OCTOBER 14 , 2016
Introductions and brief update on impact of Hurricane Matthew on districts- power outages, roads flooded, trees down, school closed.
Dr. Washington led a discussion about a school district’s efforts to communicate with public about a referendum to build new building.
At one meeting in a church a business woman, who is in her 80’s, said that she and her husband are concerned that the increase in taxes will be a burden to local businesses and that the burden will be passed along to her children, who will inherit the business.
Another woman commented that she does not want to pay for new schools that are filled with teenaged girls who are having babies. A school board member objected to her characterization of their young women and told her teen pregnancy in their schools is not widespread.
One frequent question to the architect was, “Will the school construction provide jobs for local people?” The answer is, “Yes.”
There would be a tax increase.
While schools have always striven to be happy, safe places for children to learn, today we must spend more resources focusing on ensuring security.
Discussion about how school superintendents talk to their communities in different ways, both because the communities are different and the superintendents are different. We concluded there was no “right” or “wrong” way to interact with their communities. Superintendents have the same goal: to provide quality education that meets the needs of their students.
Discussion about the fact that in public meetings it is sometimes good to point out that there are some people present who just don’t care about educating our children. When these people speak up those who do want quality education for children are more motivated to take constructive action in support of education.
While it may be difficult for some superintendents to speak up publicly, as individuals, about the tremendous and urgent needs of rural schools, they are willing to voice their opinions as a group.
We need a forum where superintendents and others who value education can come together to identify and solve problems. AASA has “like” groups where leaders from rural, suburban and urban districts can meet separately.
Superintendents and legislators need to agree that we cannot each be only for our own district. Our goal most be for all districts to have the resources they need. Each district has different needs.

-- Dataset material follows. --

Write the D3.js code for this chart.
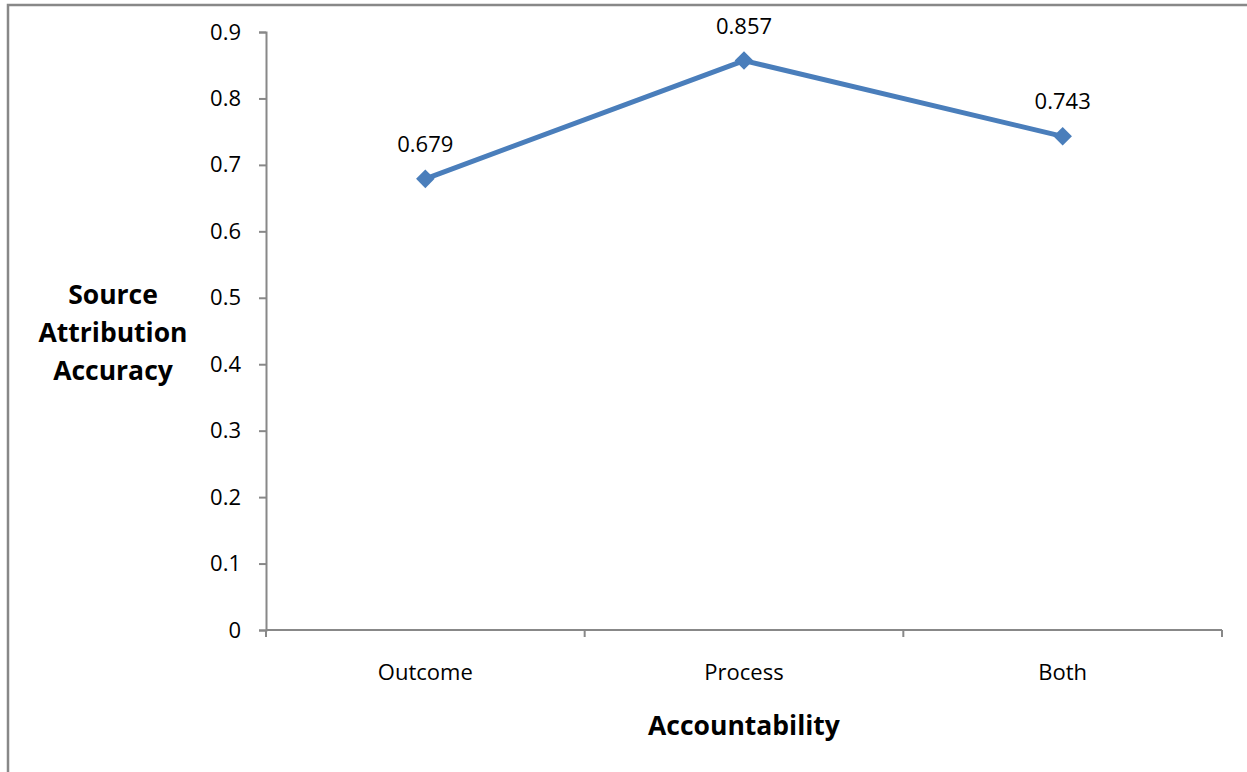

Perhaps some rural superintendents could make a presentation a statewide conference.
Discussion about –
finding a legislator who is interested in supporting legislation to help rural districts (a white knight).
Speaking to all of the statewide educational organizations to focus on helping rural schools
Continue dialogue with Department of Education
The possibility of the state to commit “new” money to help rural schools? If SC can’t get new money for roads, which everyone uses, how can we get new money for education?
Legislation to provide assistance for rural and small districts.
If it is true that we are each the sum of our experiences, how can SC accept the fact that some of our children attend schools offering many AP courses, three foreign languages while other schools have pails in their hallways to catch the water dripping from the ceilings?
The Hillmans will continue to visit rural districts and meet with the leadership of SC education organizations.
A committee was organized to create a presentation for statewide conferences.
An additional committee was created to foster gatherings across the state of rural superintendents.
The next meeting for SCORS will be on Friday, Dec. 9 , 2016 at 10 a.m. at EdVenture.